● TO DO:
Please output exactly the lines of the material from the first through the line containing "from matplotlib.path import Path", and nothing more.
— BEGIN INFORMATION SUPPLIED —
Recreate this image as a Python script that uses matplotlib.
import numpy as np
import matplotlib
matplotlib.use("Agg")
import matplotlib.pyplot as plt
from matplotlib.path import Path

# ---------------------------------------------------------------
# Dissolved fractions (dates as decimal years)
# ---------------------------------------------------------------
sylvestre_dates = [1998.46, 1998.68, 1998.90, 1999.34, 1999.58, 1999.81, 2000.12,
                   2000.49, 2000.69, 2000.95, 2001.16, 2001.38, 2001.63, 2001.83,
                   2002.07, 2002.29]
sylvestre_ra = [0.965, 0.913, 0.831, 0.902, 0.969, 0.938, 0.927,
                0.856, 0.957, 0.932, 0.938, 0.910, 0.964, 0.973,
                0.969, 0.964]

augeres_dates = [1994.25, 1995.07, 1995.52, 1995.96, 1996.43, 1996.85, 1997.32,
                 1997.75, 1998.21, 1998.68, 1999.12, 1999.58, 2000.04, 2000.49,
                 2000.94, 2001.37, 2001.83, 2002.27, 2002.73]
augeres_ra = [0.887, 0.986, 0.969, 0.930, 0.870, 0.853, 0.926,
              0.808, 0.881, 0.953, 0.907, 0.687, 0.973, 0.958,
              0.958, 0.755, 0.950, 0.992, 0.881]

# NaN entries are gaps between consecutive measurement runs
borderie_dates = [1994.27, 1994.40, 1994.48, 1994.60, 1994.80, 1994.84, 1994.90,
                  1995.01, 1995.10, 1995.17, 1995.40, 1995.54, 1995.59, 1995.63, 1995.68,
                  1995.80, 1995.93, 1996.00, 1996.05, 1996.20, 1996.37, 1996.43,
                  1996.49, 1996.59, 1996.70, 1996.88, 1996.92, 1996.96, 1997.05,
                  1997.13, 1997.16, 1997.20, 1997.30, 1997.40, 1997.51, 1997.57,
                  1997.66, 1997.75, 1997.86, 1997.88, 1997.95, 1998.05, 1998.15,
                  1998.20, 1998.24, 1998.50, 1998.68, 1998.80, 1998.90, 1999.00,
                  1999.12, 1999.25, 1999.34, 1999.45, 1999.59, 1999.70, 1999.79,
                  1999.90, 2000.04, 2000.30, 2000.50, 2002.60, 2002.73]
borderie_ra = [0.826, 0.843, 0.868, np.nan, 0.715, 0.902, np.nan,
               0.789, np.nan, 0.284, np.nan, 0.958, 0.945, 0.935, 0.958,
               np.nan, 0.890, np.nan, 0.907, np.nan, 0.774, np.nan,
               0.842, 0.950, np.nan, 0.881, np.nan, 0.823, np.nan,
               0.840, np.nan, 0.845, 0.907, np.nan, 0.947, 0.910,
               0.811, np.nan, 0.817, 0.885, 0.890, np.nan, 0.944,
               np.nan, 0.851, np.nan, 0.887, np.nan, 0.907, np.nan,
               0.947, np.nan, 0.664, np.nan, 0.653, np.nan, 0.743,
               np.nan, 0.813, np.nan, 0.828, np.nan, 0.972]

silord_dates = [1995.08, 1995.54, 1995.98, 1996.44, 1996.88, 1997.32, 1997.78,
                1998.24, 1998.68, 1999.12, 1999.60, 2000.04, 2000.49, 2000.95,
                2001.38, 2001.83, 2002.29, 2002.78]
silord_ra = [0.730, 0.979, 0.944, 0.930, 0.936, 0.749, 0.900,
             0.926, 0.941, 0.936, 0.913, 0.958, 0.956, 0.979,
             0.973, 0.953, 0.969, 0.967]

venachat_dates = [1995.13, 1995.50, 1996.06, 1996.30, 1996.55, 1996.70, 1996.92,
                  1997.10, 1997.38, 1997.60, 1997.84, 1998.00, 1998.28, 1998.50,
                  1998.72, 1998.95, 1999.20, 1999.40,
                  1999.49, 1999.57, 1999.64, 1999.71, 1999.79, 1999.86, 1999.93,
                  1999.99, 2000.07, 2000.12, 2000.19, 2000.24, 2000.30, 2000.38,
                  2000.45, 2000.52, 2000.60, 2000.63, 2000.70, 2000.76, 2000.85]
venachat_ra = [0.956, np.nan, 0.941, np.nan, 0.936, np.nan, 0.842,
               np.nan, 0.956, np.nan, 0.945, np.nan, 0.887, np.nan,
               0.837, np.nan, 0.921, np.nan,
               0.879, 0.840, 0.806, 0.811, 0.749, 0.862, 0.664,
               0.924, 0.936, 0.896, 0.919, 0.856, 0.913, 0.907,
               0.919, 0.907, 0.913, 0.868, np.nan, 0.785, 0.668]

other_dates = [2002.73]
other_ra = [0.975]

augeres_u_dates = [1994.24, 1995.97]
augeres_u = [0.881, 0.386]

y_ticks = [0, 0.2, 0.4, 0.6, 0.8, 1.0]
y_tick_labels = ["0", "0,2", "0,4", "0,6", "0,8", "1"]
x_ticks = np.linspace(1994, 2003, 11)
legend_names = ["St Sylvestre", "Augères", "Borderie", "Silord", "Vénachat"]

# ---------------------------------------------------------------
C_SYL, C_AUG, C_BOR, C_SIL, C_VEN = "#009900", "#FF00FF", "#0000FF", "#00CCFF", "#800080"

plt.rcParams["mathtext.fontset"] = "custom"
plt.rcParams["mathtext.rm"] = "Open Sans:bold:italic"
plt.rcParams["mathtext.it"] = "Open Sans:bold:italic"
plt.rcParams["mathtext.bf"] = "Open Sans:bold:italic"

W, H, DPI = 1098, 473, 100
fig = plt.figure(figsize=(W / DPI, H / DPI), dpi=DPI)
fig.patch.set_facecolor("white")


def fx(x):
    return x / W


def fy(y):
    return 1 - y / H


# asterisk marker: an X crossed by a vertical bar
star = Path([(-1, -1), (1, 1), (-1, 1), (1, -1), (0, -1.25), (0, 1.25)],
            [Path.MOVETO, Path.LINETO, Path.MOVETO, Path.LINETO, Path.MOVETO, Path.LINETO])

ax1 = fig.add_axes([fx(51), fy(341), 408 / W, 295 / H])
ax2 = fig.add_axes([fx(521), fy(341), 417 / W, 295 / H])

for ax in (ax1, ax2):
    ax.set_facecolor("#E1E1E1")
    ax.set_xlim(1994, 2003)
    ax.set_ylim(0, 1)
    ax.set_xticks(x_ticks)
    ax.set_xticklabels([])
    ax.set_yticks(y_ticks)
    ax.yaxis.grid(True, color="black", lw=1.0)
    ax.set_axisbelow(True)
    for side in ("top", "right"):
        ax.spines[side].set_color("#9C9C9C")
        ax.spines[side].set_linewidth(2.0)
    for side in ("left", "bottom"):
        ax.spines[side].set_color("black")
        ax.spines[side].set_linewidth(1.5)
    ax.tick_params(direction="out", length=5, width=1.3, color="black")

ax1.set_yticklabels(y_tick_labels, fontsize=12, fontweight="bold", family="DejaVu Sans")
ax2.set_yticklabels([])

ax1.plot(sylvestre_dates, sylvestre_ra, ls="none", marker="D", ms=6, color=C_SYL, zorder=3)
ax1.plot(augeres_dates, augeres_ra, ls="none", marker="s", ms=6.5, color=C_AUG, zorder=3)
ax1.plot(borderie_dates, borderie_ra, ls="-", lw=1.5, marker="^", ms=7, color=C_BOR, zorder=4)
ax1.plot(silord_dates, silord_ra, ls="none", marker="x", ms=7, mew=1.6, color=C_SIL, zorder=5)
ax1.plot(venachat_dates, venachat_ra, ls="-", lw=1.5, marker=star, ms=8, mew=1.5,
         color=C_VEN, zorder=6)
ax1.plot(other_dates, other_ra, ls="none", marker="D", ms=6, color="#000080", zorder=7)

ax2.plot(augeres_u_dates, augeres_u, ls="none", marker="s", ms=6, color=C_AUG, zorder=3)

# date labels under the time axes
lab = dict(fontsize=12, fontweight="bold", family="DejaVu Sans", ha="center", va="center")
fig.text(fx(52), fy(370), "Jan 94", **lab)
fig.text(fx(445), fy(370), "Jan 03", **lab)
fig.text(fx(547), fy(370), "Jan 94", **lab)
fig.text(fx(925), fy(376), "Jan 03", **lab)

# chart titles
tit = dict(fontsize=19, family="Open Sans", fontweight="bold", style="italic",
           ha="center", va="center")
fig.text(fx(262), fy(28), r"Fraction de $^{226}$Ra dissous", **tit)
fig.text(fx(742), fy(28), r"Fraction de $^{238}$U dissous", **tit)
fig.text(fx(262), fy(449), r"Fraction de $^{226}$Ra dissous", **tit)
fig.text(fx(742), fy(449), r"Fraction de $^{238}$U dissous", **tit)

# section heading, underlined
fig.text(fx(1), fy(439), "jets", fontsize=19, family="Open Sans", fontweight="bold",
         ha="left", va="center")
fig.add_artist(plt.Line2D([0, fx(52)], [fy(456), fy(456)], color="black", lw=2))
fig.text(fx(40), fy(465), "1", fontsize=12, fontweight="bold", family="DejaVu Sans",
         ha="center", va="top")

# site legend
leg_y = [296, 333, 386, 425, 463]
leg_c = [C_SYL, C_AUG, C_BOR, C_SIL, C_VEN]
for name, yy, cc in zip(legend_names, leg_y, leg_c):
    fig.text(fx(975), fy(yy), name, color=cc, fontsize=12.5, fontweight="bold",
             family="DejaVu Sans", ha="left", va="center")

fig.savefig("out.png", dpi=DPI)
— END INFORMATION SUPPLIED —
● RESULT FOR THIS EXERCISE:
Recreate this image as a Python script that uses matplotlib.
import numpy as np
import matplotlib
matplotlib.use("Agg")
import matplotlib.pyplot as plt
from matplotlib.path import Path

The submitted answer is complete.